In her wedding profile, Rose alluded to an amazing wedding ceremony speech written by their friend that included zombies and bunnies. Here it is in all its inspirational entirety.
Our close friend wrote an awesome speech about us for the ceremony. It had zombies, robots, bunnies, and frogs in it: all of the most important things in life, of course.
Friends and family, peace be with you and welcome! On this occasion when we celebrate the marriage of Rose and Aaron, I'm honored to share some words with you from an enduring work of art: The Rambling Tales of Boxcar Pete. The particular scene I have in mind opens with a pair of waltzing zombies, and as Pete strums along on the guitar they sing to each other the following chorus: "Loving you is better / loving you is better / loving you is better than brains!" Yes, it may be the case that their limbs are decaying and that their hearts aren't really pumping blood anymore. But as one undead lover proclaims to the other: "Suddenly my life is not so mindlessly malicious. Suddenly the taste of human flesh is less delicious." This is because, as we witness in the union of Aaron and Rose, love really is better than brains.
Truly better than, though? Or does it make everything better?
Love doesn't loosen our focus on reality, but rather the focus intensifies. In Rose and Aaron we see a love that celebrates with abandon the joy of living — creating art, nourishing others with good food, reveling the kaleidoscopic variety of a universe full of frogs, bunnies, robots, and — yes — zombies. But all of this would not be as rich without another person with whom to share it.
Bunnies, frogs, bugs and ferrets will hop and scurry in a wild and mysterious frolic as part of the great dance, and we can certainly two-step alongside them in reverence for this earth we co-habitate with them. And yet love makes our contribution to the dance even more reverent, even more graceful, and helps us regain our balance when we miss the next step or two. Love does this, because it open our hearts to the knowledge that we are not alone.

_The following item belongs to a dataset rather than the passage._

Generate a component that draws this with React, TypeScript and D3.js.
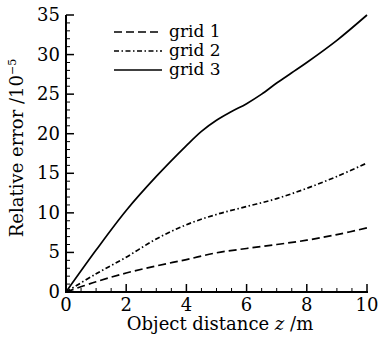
import React from "react";
import * as d3 from "d3";

const xValues1 = [0, 1, 2, 3, 4, 5, 6, 7, 8, 9, 10];
const grid1 = [0, 1.3, 2.4, 3.3, 4.1, 4.95, 5.5, 6.0, 6.55, 7.25, 8.1];
const xValues2 = [0, 1, 2, 3, 4, 5, 6, 7, 8, 9, 10];
const grid2 = [0, 2.3, 4.4, 6.7, 8.5, 9.8, 10.8, 11.8, 13.1, 14.6, 16.3];
const xValues3 = [0, 1, 2, 3, 4, 4.5, 5, 5.5, 6, 6.5, 7, 7.5, 8, 9, 10];
const grid3 = [0, 5.3, 10.3, 14.6, 18.5, 20.3, 21.7, 22.8, 23.8, 25.0, 26.4, 27.7, 29.0, 31.8, 35];
const xTicks = [0, 2, 4, 6, 8, 10];
const yTicks = [0, 5, 10, 15, 20, 25, 30, 35];
const seriesNames = ["grid 1", "grid 2", "grid 3"];

const W = 383;
const H = 338;
const FONT = "'DejaVu Serif', serif";

export default function App() {
  const x = d3.scaleLinear().domain([0, 10]).range([66, 367]);
  const y = d3.scaleLinear().domain([0, 35]).range([292, 15]);
  const line = d3
    .line<[number, number]>()
    .x((d) => x(d[0]))
    .y((d) => y(d[1]))
    .curve(d3.curveCatmullRom.alpha(0.5));

  const series = [
    { name: seriesNames[0], xs: xValues1, ys: grid1, dash: "8,4" },
    { name: seriesNames[1], xs: xValues2, ys: grid2, dash: "5,2.5,1.5,2.5" },
    { name: seriesNames[2], xs: xValues3, ys: grid3, dash: "" },
  ];

  const xMinor = d3.range(0, 10.001, 0.5).filter((v) => Math.abs(v % 2) > 1e-6);
  const yMinor = d3.range(0, 35.001, 1).filter((v) => v % 5 !== 0);

  return (
    <svg
      width={W}
      height={H}
      style={{ position: "absolute", left: 0, top: 0, background: "#fff" }}
    >
      <rect width={W} height={H} fill="#fff" />
      {series.map((s) => (
        <path
          key={s.name}
          d={line(s.xs.map((v, i) => [v, s.ys[i]] as [number, number])) || ""}
          fill="none"
          stroke="#000"
          strokeWidth={1.7}
          strokeDasharray={s.dash || undefined}
        />
      ))}
      {/* axes */}
      <line x1={x(0)} x2={x(0)} y1={y(35)} y2={y(0)} stroke="#000" strokeWidth={2} />
      <line x1={x(0) - 1} x2={x(10) + 1} y1={y(0)} y2={y(0)} stroke="#000" strokeWidth={2} />
      {xTicks.map((t) => (
        <g key={"xt" + t}>
          <line x1={x(t)} x2={x(t)} y1={y(0)} y2={y(0) - 8} stroke="#000" strokeWidth={1.5} />
          <text x={x(t)} y={311} textAnchor="middle" fontFamily={FONT} fontSize={18}>
            {t}
          </text>
        </g>
      ))}
      {xMinor.map((t) => (
        <line key={"xm" + t} x1={x(t)} x2={x(t)} y1={y(0)} y2={y(0) - 4} stroke="#000" strokeWidth={1} />
      ))}
      {yTicks.map((t) => (
        <g key={"yt" + t}>
          <line x1={x(0)} x2={x(0) + 8} y1={y(t)} y2={y(t)} stroke="#000" strokeWidth={1.5} />
          <text x={60} y={y(t) + 6} textAnchor="end" fontFamily={FONT} fontSize={18}>
            {t}
          </text>
        </g>
      ))}
      {yMinor.map((t) => (
        <line key={"ym" + t} x1={x(0)} x2={x(0) + 4} y1={y(t)} y2={y(t)} stroke="#000" strokeWidth={1} />
      ))}
      {/* axis labels */}
      <text x={220} y={330} textAnchor="middle" fontFamily={FONT} fontSize={18}>
        Object distance <tspan fontStyle="italic">z</tspan> /m
      </text>
      <text
        transform={`translate(23,148) rotate(-90)`}
        textAnchor="middle"
        fontFamily={FONT}
        fontSize={18}
      >
        Relative error /10
        <tspan dy={-7} fontSize={11}>−5</tspan>
      </text>
      {/* legend */}
      {series.map((s, i) => (
        <g key={"lg" + s.name}>
          <line
            x1={114}
            x2={162}
            y1={32 + i * 19}
            y2={32 + i * 19}
            stroke="#000"
            strokeWidth={1.7}
            strokeDasharray={s.dash || undefined}
          />
          <text x={169} y={32 + i * 19 + 5} fontFamily={FONT} fontSize={17}>
            {s.name}
          </text>
        </g>
      ))}
    </svg>
  );
}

Robots and zombies will take over the world eventually — let's be realistic. In their uncanny, heartless and mysterious ways they will wreck a perfect havoc on the human race, and we can cling to life as best we can, roaming the hillsides and nomadic grounds. And yet love makes our struggles even more worthwhile and strengthens our resistance to destruction with an even greater vitality. Love does this, too, because it makes a home for our hopes in the beating heart of another.
The ancient story that some of our ancestors told around campfires about the first human pair makes this point in a different way. Having breathed spirit into the earthling Ha'adam, a befuddled creator tries to think of how this being could be any better. The answer comes: a sustainer alongside. So here they come: the beasts of the field, the birds of the air, and even the creeping, crawling creatures. Somewhere in this vast, interconnected web of life there must be a suitable partner. Finding none, the creator has a light bulb moment — bing! — and makes two people out of the unsuspecting earthling. The exhilaration of recognition sings in the ancient poem: "Bone of my bone! Flesh of each other's flesh!" This is the human community into which each of us is born, the grandparents passed down to their listening grandchildren. This is the wisdom that Aaron and Rose embody here today: that love, rather than isolation, is the better choice.
And it is true that love is not easy. The work of maintaining balance is difficult, and in this age too often dreams of a nuclear family can sever people from their broader community, and even from the earth itself. Love is the choice that must be made again and again. Yet, it is also a gracious thing, this love — as the poet Hafiz knew. "Even after all this time, the Sun never says to the Earth: 'You owe me.' Look what happens with a love like that," the poet writes. "It lights the whole sky.